Un web-documentaire est une expérience solitaire, conçue pour être vécue par une seule personne à la fois. On ne le projette pas en salle, sauf lors d’une démonstration. On ne le regarde pas à plusieurs en se partageant la souris pour décider où on va cliquer. Quand je regarde Alma, je vois mes réflexes de monteuse et aussi mes propres limites face à ce que je peux imaginer et supporter de ce que j’entends. Je comprends quelles réactions ce récit produit sur mon corps et mon esprit. De ce dispositif simple nait une véritable interactivité : je me documente sur la vie de cette femme mais j’expérimente aussi la place que j’ai envie d’avoir par rapport à ce qu’elle décrit.

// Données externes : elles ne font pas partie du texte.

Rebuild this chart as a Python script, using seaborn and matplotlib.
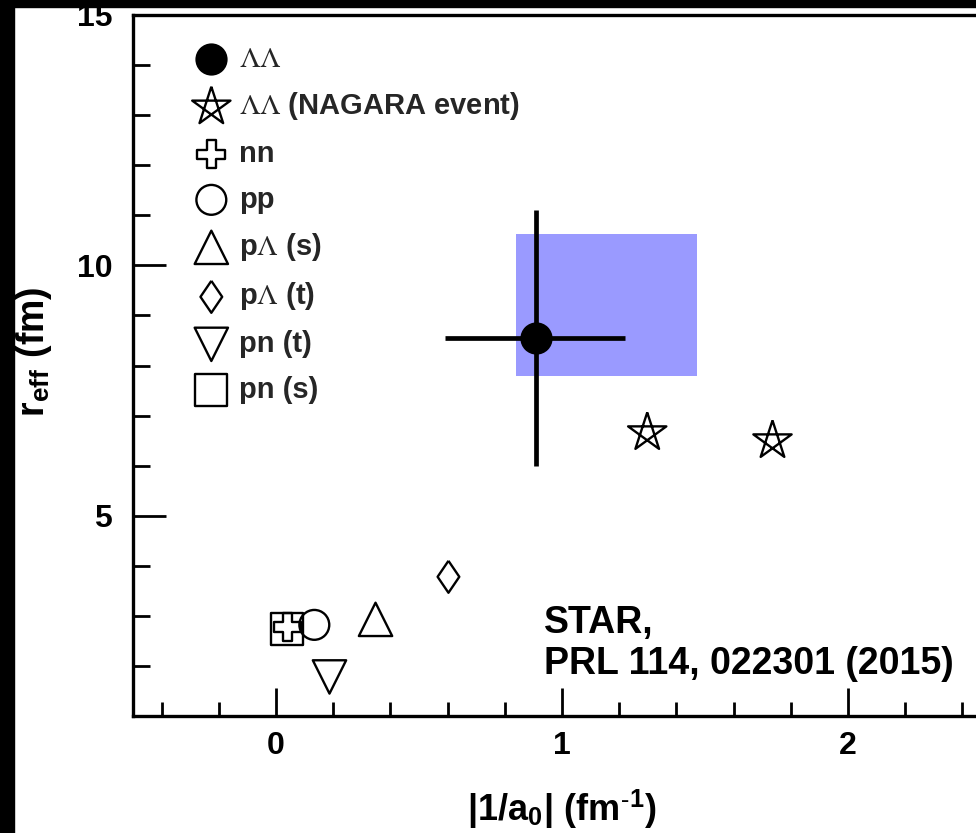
import numpy as np
import pandas as pd
import seaborn as sns
import matplotlib
matplotlib.use("Agg")
import matplotlib.pyplot as plt
from matplotlib.patches import Rectangle
from matplotlib.path import Path

# ---------------- data ----------------
labels = [r"$\Lambda\Lambda$", r"$\Lambda\Lambda$ (NAGARA event)", "nn", "pp",
          r"p$\Lambda$ (s)", r"p$\Lambda$ (t)", "pn (t)", "pn (s)"]
ll_x = [0.91]
ll_y = [8.55]
ll_xerr_lo = [0.32]
ll_xerr_hi = [0.31]
ll_yerr_lo = [2.55]
ll_yerr_hi = [2.55]
sys_x = [0.84, 1.473]
sys_y = [7.79, 10.63]
nagara_x = [1.298, 1.736]
nagara_y = [6.66, 6.50]
nn_x, nn_y = [0.04], [2.78]
pp_x, pp_y = [0.134], [2.82]
pls_x, pls_y = [0.348], [2.93]
plt_x, plt_y = [0.603], [3.78]
pnt_x, pnt_y = [0.187], [1.78]
pns_x, pns_y = [0.038], [2.73]
xticks = [0, 1, 2]
yticks = [5, 10, 15]

# ---------------- style ----------------
sns.set_theme(style="ticks")
plt.rcParams["font.family"] = ["Liberation Sans", "DejaVu Sans"]
plt.rcParams["mathtext.fontset"] = "custom"
plt.rcParams["mathtext.rm"] = "STIXGeneral:weight=normal"
plt.rcParams["mathtext.bf"] = "Liberation Sans:bold"
plt.rcParams["mathtext.default"] = "rm"

W, H = 976, 833
fig = plt.figure(figsize=(W / 100, H / 100), dpi=100)
fig.patch.set_facecolor("white")
ax = fig.add_axes([133 / W, (H - 716) / H, 858 / W, 701 / H])
ax.set_facecolor("white")

# black strips at top and left of picture
fig.patches.append(Rectangle((0, 1 - 7 / H), 1, 7 / H, transform=fig.transFigure,
                             color="black", zorder=10))
fig.patches.append(Rectangle((0, 0), 14 / W, 1, transform=fig.transFigure,
                             color="black", zorder=10))

# systematic box
ax.fill_between(sys_x, sys_y[0], sys_y[1], color="#9a9aff", lw=0, zorder=1)
# error bars
ax.errorbar(ll_x, ll_y, xerr=[ll_xerr_lo, ll_xerr_hi], yerr=[ll_yerr_lo, ll_yerr_hi],
            fmt="none", ecolor="black", elinewidth=3.4, capsize=0, zorder=2)

# pentagram marker
ang = np.deg2rad(90 + 144 * np.arange(6))
star_marker = Path(np.column_stack([np.cos(ang), np.sin(ang)]))
diamond_marker = [(0, 1), (0.68, 0), (0, -1), (-0.68, 0), (0, 1)]

specs = [
    (ll_x, ll_y, "o", 21.5, "black", labels[0]),
    (nagara_x, nagara_y, star_marker, 29, "none", labels[1]),
    (pns_x, pns_y, "s", 23, "none", labels[7]),
    (nn_x, nn_y, "P", 20, "none", labels[2]),
    (pp_x, pp_y, "o", 21.5, "none", labels[3]),
    (pls_x, pls_y, "^", 24, "none", labels[4]),
    (plt_x, plt_y, diamond_marker, 23, "none", labels[5]),
    (pnt_x, pnt_y, "v", 24, "none", labels[6]),
]
hmap = {}
for xs, ys, m, ms, fc, lab in specs:
    df = pd.DataFrame({"x": xs, "y": ys})
    sns.scatterplot(data=df, x="x", y="y", marker=m, s=ms ** 2,
                    facecolor=fc, edgecolor="black", linewidth=1.7, ax=ax, zorder=3,
                    label=lab, legend=False, clip_on=False)
    hmap[lab] = ax.collections[-1]
handles = [hmap[l] for l in labels]

leg = ax.legend(handles=handles, labels=labels, loc="upper left",
                bbox_to_anchor=(188 / W, 1 - 45 / H), bbox_transform=fig.transFigure,
                frameon=False, borderpad=0, handlelength=1.6,
                handletextpad=0.15, labelspacing=0.6, scatterpoints=1,
                borderaxespad=0, prop={"family": "Liberation Sans", "weight": "bold", "size": 21})

ax.set_xlim(-0.5, 2.5)
ax.set_ylim(1, 15)
ax.set_xticks(xticks)
ax.set_yticks(yticks)
ax.set_xticks(np.arange(-0.4, 2.5, 0.2), minor=True)
ax.set_yticks(np.arange(2, 15, 1), minor=True)
ax.tick_params(which="major", direction="in", length=20, width=2, labelsize=23,
               color="black", labelcolor="black")
ax.tick_params(axis="x", which="major", pad=11)
ax.tick_params(axis="y", which="major", pad=15, length=24)
ax.tick_params(which="minor", direction="in", length=10, width=2, color="black")
ax.tick_params(axis="y", which="minor", length=12)
for lab in ax.get_xticklabels() + ax.get_yticklabels():
    lab.set_fontweight("bold")
for sp in ["left", "bottom", "top", "right"]:
    ax.spines[sp].set_linewidth(2.4)
    ax.spines[sp].set_color("black")

ax.set_xlabel(r"|1/a$_{\mathbf{0}}$| (fm$^{\mathbf{\text{-}1}}$)", fontsize=26,
              fontweight="bold", color="black")
ax.xaxis.set_label_coords(0.5, (716 - 787) / 701)
ax.set_ylabel(r"r$_{\mathbf{eff}}$ (fm)", fontsize=27, fontweight="bold", color="black")
ax.yaxis.set_label_coords((54 - 133) / 858, (716 - 352) / 701)

ax.text(0.938, 3.22, "STAR,\nPRL 114, 022301 (2015)", fontsize=27,
        fontweight="bold", ha="left", va="top", linespacing=1.18, color="black")

fig.savefig("out.png", dpi=100, facecolor="white")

Je suis heureuse d’avoir découvert durant ce stage que l’interactivité pouvait être quelque chose d’aussi simple que ça : proposer à un internaute de chercher à se placer par rapport à un récit, de trouver par lui-même la distance à laquelle il souhaite se tenir. Et alors que je venais apprendre à faire des web-documentaires à l’arborescence touffue, à imaginer m’amuser pour rendre sur internet les labyrinthes de ma pensée, cette œuvre m’a suffisamment influencée pour que je me tourne, maintenant, vers des narrations multimédia beaucoup plus simples et qui travaillent sur la place de l’utilisateur par rapport aux images et aux sons qui lui sont proposés.